• Set exercise
Copy the records below exactly, omitting any pictures they contain.

• Data to process
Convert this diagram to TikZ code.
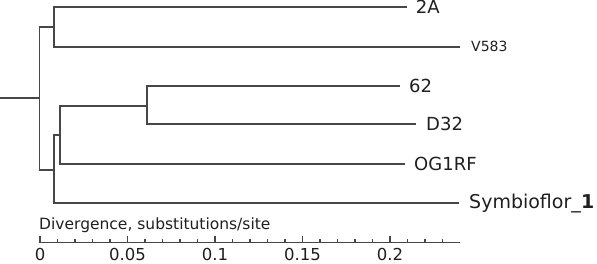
\documentclass[tikz,border=0pt]{standalone}
\usepackage{fontspec}
\setmainfont{DejaVu Sans}
\usetikzlibrary{positioning, calc}
\tikzset{
  branch/.style={line width=1.9pt, draw=black!72},
  scaleline/.style={line width=1.4pt, draw=black!72},
  leaflbl/.style={font=\fontsize{18}{20}\selectfont, text=black!88, inner sep=0pt},
  ticklbl/.style={font=\fontsize{16.5}{18}\selectfont, text=black!88, anchor=north, inner sep=0pt},
}
\begin{document}
\begin{tikzpicture}[x=1pt, y=-1pt]
\useasboundingbox (0,0) rectangle (597,264);
% internal nodes of the tree
\coordinate (stub) at (0,97.7);
\coordinate (root) at (39.5,97.7);
\coordinate (nA) at (54.3,26.7);
\coordinate (nB) at (54.3,170);
\coordinate (nC) at (60,135);
\coordinate (nD) at (146.7,106);
% tips
\coordinate (t2A) at (406.7,6.7);
\coordinate (tV583) at (460,46.7);
\coordinate (t62) at (400,86);
\coordinate (tD32) at (416,124.3);
\coordinate (tOG) at (405,164.3);
\coordinate (tSym) at (459,203.3);
% branches
\draw[branch] (stub) -- (root);
\draw[branch] (nA) -| (root) |- (nB);
\draw[branch] (t2A) -| (nA) |- (tV583);
\draw[branch] (nC) -| (nB) |- (tSym);
\draw[branch] (nD) -| (nC) |- (tOG);
\draw[branch] (t62) -| (nD) |- (tD32);
% leaf labels
\node[leaflbl, right=9pt of t2A] (l2A) {2A};
\node[leaflbl, right=11pt of tV583, font=\fontsize{14}{16}\selectfont] (lV583) {V583};
\node[leaflbl, right=9pt of t62] (l62) {62};
\node[leaflbl, right=10pt of tD32] (lD32) {D32};
\node[leaflbl, right=9pt of tOG] (lOG) {OG1RF};
\node[leaflbl, right=10pt of tSym, font=\fontsize{19}{21}\selectfont] (lSym) {Symbioflor\_\textbf{1}};
% scale bar
\coordinate (ax0) at (40,242.7);
\coordinate (ax1) at (460,242.7);
\draw[scaleline] (ax0) -- (ax1);
\foreach \i in {0,...,23}
  \draw[scaleline] ($(ax0)+(17.5*\i,0)$) -- ++(0,-3.5);
\foreach \v/\i in {0/0,0.05/5,0.1/10,0.15/15,0.2/20}{
  \draw[scaleline] ($(ax0)+(17.5*\i,0)$) -- ++(0,-7);
  \node[ticklbl] (tick\i) at ($(ax0)+(17.5*\i,5)$) {\v};
}
\node[font=\fontsize{15.5}{17}\selectfont, text=black!88, anchor=base west, inner sep=0pt] (axtitle) at (39,229.5) {Divergence, substitutions/site};
\end{tikzpicture}
\end{document}
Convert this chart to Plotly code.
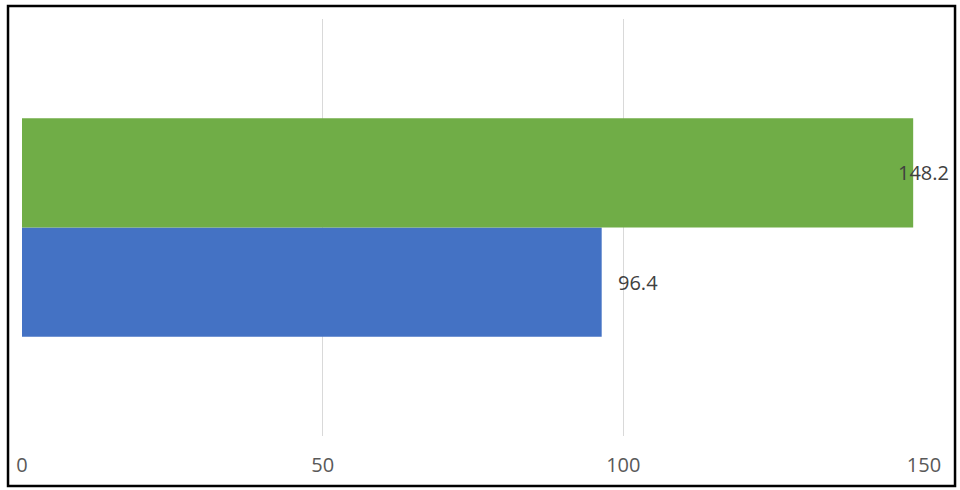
import plotly.graph_objects as go

categories = ["Total"]
series_names = ["Series 1", "Series 2"]
blue_values = [96.4]
green_values = [148.2]
tick_values = [0, 50, 100, 150]

font_family = "Open Sans"

fig = go.Figure()
fig.add_trace(go.Bar(y=categories, x=blue_values, name=series_names[0],
                     orientation="h", marker_color="#4472C4",
                     marker_line_width=0))
fig.add_trace(go.Bar(y=categories, x=green_values, name=series_names[1],
                     orientation="h", marker_color="#70AD47",
                     marker_line_width=0))

# data labels (Excel "outside end", last one pushed inside the chart edge)
fig.add_annotation(x=blue_values[0], y=categories[0], text=f"{blue_values[0]}",
                   showarrow=False, xanchor="left", xshift=14, yshift=-55,
                   font=dict(family=font_family, size=20, color="#404040"))
fig.add_annotation(x=green_values[0], y=categories[0], text=f"{green_values[0]}",
                   showarrow=False, xanchor="left", xshift=-17, yshift=55,
                   font=dict(family=font_family, size=20, color="#404040"))

fig.update_layout(
    width=960, height=490,
    margin=dict(l=22, r=36, t=19, b=54),
    paper_bgcolor="white", plot_bgcolor="white",
    barmode="group", bargap=0.476, bargroupgap=0,
    showlegend=False,
    font=dict(family=font_family, size=20, color="#595959"),
    xaxis=dict(range=[0, 150], tickvals=tick_values, showgrid=True,
               gridcolor="#D9D9D9", gridwidth=1, zeroline=False,
               showline=False, ticks="", ticklabelstandoff=15),
    yaxis=dict(range=[-0.5, 0.5], showticklabels=False, showgrid=False,
               zeroline=False, showline=False, ticks=""),
    shapes=[dict(type="rect", xref="paper", yref="paper",
                 x0=-0.0155, x1=1.0344, y0=-0.12, y1=1.031,
                 line=dict(color="black", width=2.5), layer="above")],
)

fig.write_html("out.html", config={"displayModeBar": False},
               post_script="document.body.style.margin='0';")
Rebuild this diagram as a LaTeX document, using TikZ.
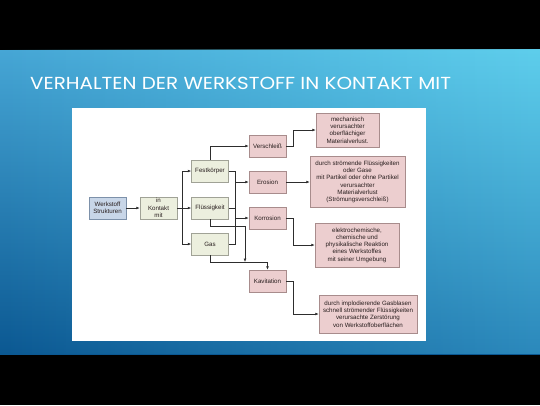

• Correct answer
Convert this diagram to TikZ code.
\documentclass[tikz,border=0pt]{standalone}
\usepackage{fontspec}
\setmainfont{DejaVu Sans}
\usetikzlibrary{positioning, calc}
\tikzset{
  branch/.style={line width=1.9pt, draw=black!72},
  scaleline/.style={line width=1.4pt, draw=black!72},
  leaflbl/.style={font=\fontsize{18}{20}\selectfont, text=black!88, inner sep=0pt},
  ticklbl/.style={font=\fontsize{16.5}{18}\selectfont, text=black!88, anchor=north, inner sep=0pt},
}
\begin{document}
\begin{tikzpicture}[x=1pt, y=-1pt]
\useasboundingbox (0,0) rectangle (597,264);
% internal nodes of the tree
\coordinate (stub) at (0,97.7);
\coordinate (root) at (39.5,97.7);
\coordinate (nA) at (54.3,26.7);
\coordinate (nB) at (54.3,170);
\coordinate (nC) at (60,135);
\coordinate (nD) at (146.7,106);
% tips
\coordinate (t2A) at (406.7,6.7);
\coordinate (tV583) at (460,46.7);
\coordinate (t62) at (400,86);
\coordinate (tD32) at (416,124.3);
\coordinate (tOG) at (405,164.3);
\coordinate (tSym) at (459,203.3);
% branches
\draw[branch] (stub) -- (root);
\draw[branch] (nA) -| (root) |- (nB);
\draw[branch] (t2A) -| (nA) |- (tV583);
\draw[branch] (nC) -| (nB) |- (tSym);
\draw[branch] (nD) -| (nC) |- (tOG);
\draw[branch] (t62) -| (nD) |- (tD32);
% leaf labels
\node[leaflbl, right=9pt of t2A] (l2A) {2A};
\node[leaflbl, right=11pt of tV583, font=\fontsize{14}{16}\selectfont] (lV583) {V583};
\node[leaflbl, right=9pt of t62] (l62) {62};
\node[leaflbl, right=10pt of tD32] (lD32) {D32};
\node[leaflbl, right=9pt of tOG] (lOG) {OG1RF};
\node[leaflbl, right=10pt of tSym, font=\fontsize{19}{21}\selectfont] (lSym) {Symbioflor\_\textbf{1}};
% scale bar
\coordinate (ax0) at (40,242.7);
\coordinate (ax1) at (460,242.7);
\draw[scaleline] (ax0) -- (ax1);
\foreach \i in {0,...,23}
  \draw[scaleline] ($(ax0)+(17.5*\i,0)$) -- ++(0,-3.5);
\foreach \v/\i in {0/0,0.05/5,0.1/10,0.15/15,0.2/20}{
  \draw[scaleline] ($(ax0)+(17.5*\i,0)$) -- ++(0,-7);
  \node[ticklbl] (tick\i) at ($(ax0)+(17.5*\i,5)$) {\v};
}
\node[font=\fontsize{15.5}{17}\selectfont, text=black!88, anchor=base west, inner sep=0pt] (axtitle) at (39,229.5) {Divergence, substitutions/site};
\end{tikzpicture}
\end{document}
Convert this chart to Plotly code.
import plotly.graph_objects as go

categories = ["Total"]
series_names = ["Series 1", "Series 2"]
blue_values = [96.4]
green_values = [148.2]
tick_values = [0, 50, 100, 150]

font_family = "Open Sans"

fig = go.Figure()
fig.add_trace(go.Bar(y=categories, x=blue_values, name=series_names[0],
                     orientation="h", marker_color="#4472C4",
                     marker_line_width=0))
fig.add_trace(go.Bar(y=categories, x=green_values, name=series_names[1],
                     orientation="h", marker_color="#70AD47",
                     marker_line_width=0))

# data labels (Excel "outside end", last one pushed inside the chart edge)
fig.add_annotation(x=blue_values[0], y=categories[0], text=f"{blue_values[0]}",
                   showarrow=False, xanchor="left", xshift=14, yshift=-55,
                   font=dict(family=font_family, size=20, color="#404040"))
fig.add_annotation(x=green_values[0], y=categories[0], text=f"{green_values[0]}",
                   showarrow=False, xanchor="left", xshift=-17, yshift=55,
                   font=dict(family=font_family, size=20, color="#404040"))

fig.update_layout(
    width=960, height=490,
    margin=dict(l=22, r=36, t=19, b=54),
    paper_bgcolor="white", plot_bgcolor="white",
    barmode="group", bargap=0.476, bargroupgap=0,
    showlegend=False,
    font=dict(family=font_family, size=20, color="#595959"),
    xaxis=dict(range=[0, 150], tickvals=tick_values, showgrid=True,
               gridcolor="#D9D9D9", gridwidth=1, zeroline=False,
               showline=False, ticks="", ticklabelstandoff=15),
    yaxis=dict(range=[-0.5, 0.5], showticklabels=False, showgrid=False,
               zeroline=False, showline=False, ticks=""),
    shapes=[dict(type="rect", xref="paper", yref="paper",
                 x0=-0.0155, x1=1.0344, y0=-0.12, y1=1.031,
                 line=dict(color="black", width=2.5), layer="above")],
)

fig.write_html("out.html", config={"displayModeBar": False},
               post_script="document.body.style.margin='0';")
Rebuild this diagram as a LaTeX document, using TikZ.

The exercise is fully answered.